The final installment in Alistair Horne’s epic trilogy on the Franco-German military rivalry, “To Lose a Battle: France 1940” is by far the longest and most tactically detailed of the three.
The book is broken into two parts. The first, covering about a third of the book, chronicles the political turmoil and military missteps in France during the interwar period. Before launching his surprise invasion of the Soviet Union in 1941, Hitler famously stated: “We have only to kick in the door and the whole rotten structure will come crashing down.” He was wrong about Russia, but it would have been spot on if he applied it to France in 1940.
The country was virtually paralyzed by political and personal rivalries. The Third Republic had 21 governments in its final ten years. Right and Left embraced radically different views of their society: one patriotic, as represented by Verdun, the other revolutionary as represented by the Paris Commune, according to Horne. The French army’s two top leaders, the chief of staff, Maurice Gamelin, and his deputy, Alphonse Georges, were barely on speaking terms. Thus, in addition to the deep fractures in French society, the command of the French army was dangerously split into camps that supported either Gamelin or Georges. Chronic labor strikes and legislatively reduced workweeks crippled the production of war materials, especially aircraft. The memory of the bloodletting at Verdun hung over the nation like a dark cloud. Meanwhile, next door the Germans were more united, more ambitious, and more innovative than ever before. “Seekt and Guderian had provided the Wehrmacht with a revolutionary doctrine [combined arms warfare], Hitler and Nazism a revolutionary spirit to go with it,” Horne writes. Meanwhile, the French general staff barely took notice of German armored tactics in Poland.

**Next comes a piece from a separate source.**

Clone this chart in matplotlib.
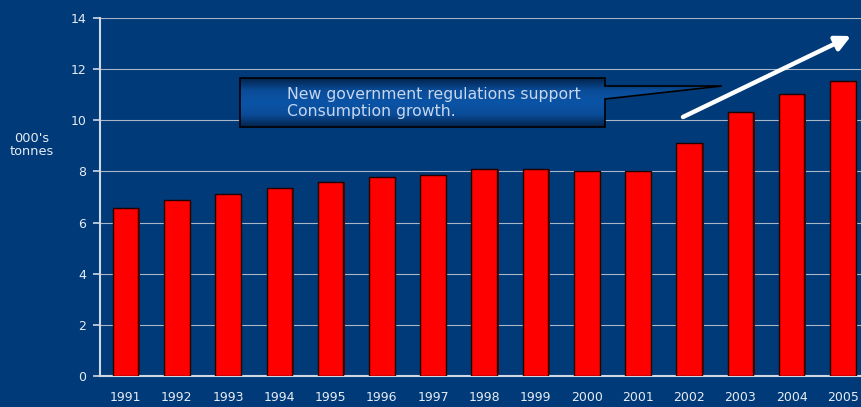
import numpy as np
import matplotlib.pyplot as plt
from matplotlib.patches import Polygon
from matplotlib.colors import LinearSegmentedColormap

years = ["1991", "1992", "1993", "1994", "1995", "1996", "1997", "1998",
         "1999", "2000", "2001", "2002", "2003", "2004", "2005"]
consumption = [6.57, 6.88, 7.12, 7.35, 7.59, 7.78, 7.86, 8.10,
               8.10, 8.02, 8.02, 9.11, 10.32, 11.03, 11.54]
yticks = [0, 2, 4, 6, 8, 10, 12, 14]
note = "New government regulations support\nConsumption growth."

bg = "#003A78"
fg = "#E6ECF4"
W, H = 862, 407

fig = plt.figure(figsize=(W / 100, H / 100), dpi=100, facecolor=bg)
# axis runs past the right edge of the picture, as in the reference
ax = fig.add_axes([100 / W, 1 - 376 / H, 768.5 / W, 358 / H])
ax.set_facecolor(bg)

x = np.arange(len(years))
# shadow on the right side of each bar
ax.bar(x + 0.03, consumption, width=0.5, color="#600000", zorder=2)
ax.bar(x, consumption, width=0.5, color="#FF0000", edgecolor="#200000",
       linewidth=1.0, zorder=3)

ax.set_xlim(-0.5, len(years) - 0.5)
ax.set_ylim(0, 14)
ax.set_yticks(yticks)
ax.set_xticks(x)
ax.set_xticklabels(years)
ax.yaxis.grid(True, color="#A8B6C8", linewidth=0.8, zorder=0)
ax.set_axisbelow(True)
for s in ["top", "right"]:
    ax.spines[s].set_visible(False)
for s in ["left", "bottom"]:
    ax.spines[s].set_color("#D0D8E4")
    ax.spines[s].set_linewidth(1.5)
ax.tick_params(axis="y", colors="#D0D8E4", labelcolor=fg, labelsize=9,
               length=5, width=1.2, pad=5)
ax.tick_params(axis="x", length=0, labelcolor=fg, labelsize=9, pad=11)

fig.text(32 / W, 1 - 145 / H, "000's\ntonnes", color=fg, fontsize=9.3,
         ha="center", va="center", linespacing=1.05)

# overlay in pixel coordinates for the callout and arrow
ov = fig.add_axes([0, 0, 1, 1])
ov.set_xlim(0, W)
ov.set_ylim(H, 0)
ov.axis("off")

pts = [(240, 78), (605, 78), (605, 86), (722, 86), (605, 99),
       (605, 127), (240, 127)]
poly = Polygon(pts, closed=True, facecolor="none", edgecolor="black",
               linewidth=1.2, zorder=5)
ov.add_patch(poly)
cmap = LinearSegmentedColormap.from_list(
    "callout", ["#03234C", "#0A4C98", "#0B54A6", "#0A4C98", "#03234C"])
grad = np.linspace(0, 1, 100).reshape(-1, 1)
img = ov.imshow(grad, cmap=cmap, aspect="auto", extent=(240, 722, 127, 78),
                zorder=4)
img.set_clip_path(Polygon(pts, closed=True, transform=ov.transData))
ov.set_xlim(0, W)
ov.set_ylim(H, 0)
ov.text(287, 103, note, color="#C6D6EE", fontsize=11.3, va="center",
        ha="left", linespacing=1.2, zorder=6)

ov.annotate("", xy=(851, 36), xytext=(683, 117),
            arrowprops=dict(arrowstyle="-|>,head_length=0.9,head_width=0.45",
                            color="white", lw=3.2, shrinkA=0, shrinkB=0),
            zorder=6)

fig.savefig("out.png", dpi=100, facecolor=bg)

The first third of the book moves quickly as Horne neatly sets the stage for France’s impending disaster. The author relies heavily on Clare Booth and William Shirer for observations of civilian life during the crisis in France and Germany, respectively. He also supports the line of argument that the German army and high command fully embraced Blitzkrieg and employed the operational concept as envisioned by Guderian, which others have disputed. Horne stresses the importance of previous German campaigns of mobility, both on the Eastern Front during the First World War and the recent invasions of Austria, Czechoslovakia, and Poland, which greatly informed their views on how best to employ armor and airpower. France, on the other hand, was preparing to re-fight the last war they hoped would never come.
The second part of the book is a detailed narrative of the Wehrmacht’s invasion of France, code-named Sichelschnitt (“the cut of the sickle”), which Horne lauds as “one of the most inspired blueprints for victory that the military mind has ever conceived.” The author highlights several reasons why he believes the German campaign was so decisive. First, France was poorly led. The diminutive and diffident new premier, Paul Reynaud, was the wrong man for the job and under the thumb of his mettlesome mistress, Madame Helene de Portes.
Second, the French were outnumbered and outclassed by the German Luftwaffe. For all of the hoopla surrounding tanks, it was air power where the French really fell behind before the war, according to Horne. The French actually possessed tanks that were mechanically superior to the Germans, but were misapplied, often frittered away in “penny packets” all along the front.
Third, the French possessed an irrational belief in both the impenetrability of the Ardennes forest and the indestructibility of the French army. Both would prove to be terribly wrong.
Finally, the French forces positioned at Sedan, the schwerpunkt of the planned German invasion, were third-rate “B divisions” consisting of only a skeletal regular officer corps and NCOs and then filled out with reservists. These raw citizen-soldiers, with virtually no air cover, simply melted away in the face of the well-coordinated Blitzkrieg attack.
The results were staggering. Over the course of just six weeks, the French suffered 90,000 war dead, 200,000 wounded, and nearly two million POWs. The Germans lost 27,000 men and another 111,000 wounded. It was one of the most decisive defeats in all of military history. The lone bright spot for the Allies, according to Horne, was the British general, Lord Gort, who managed the evacuation of 337,000 men (of whom 110,000 were French) from Dunkirk over nine days. It’s never good when your biggest victories are successful retreats.
In closing, “To Lose a Battle” is the definitive history of the French experience in 1940. Much of the narrative takes place from the French perspective and the German performance is treated as majestic from start to finish, which isn’t entirely true. This was my least favorite of Horne’s trilogy, primarily because the tactical phase was just so long, but I’d still recommend it to anyone with a keen interest in the topic.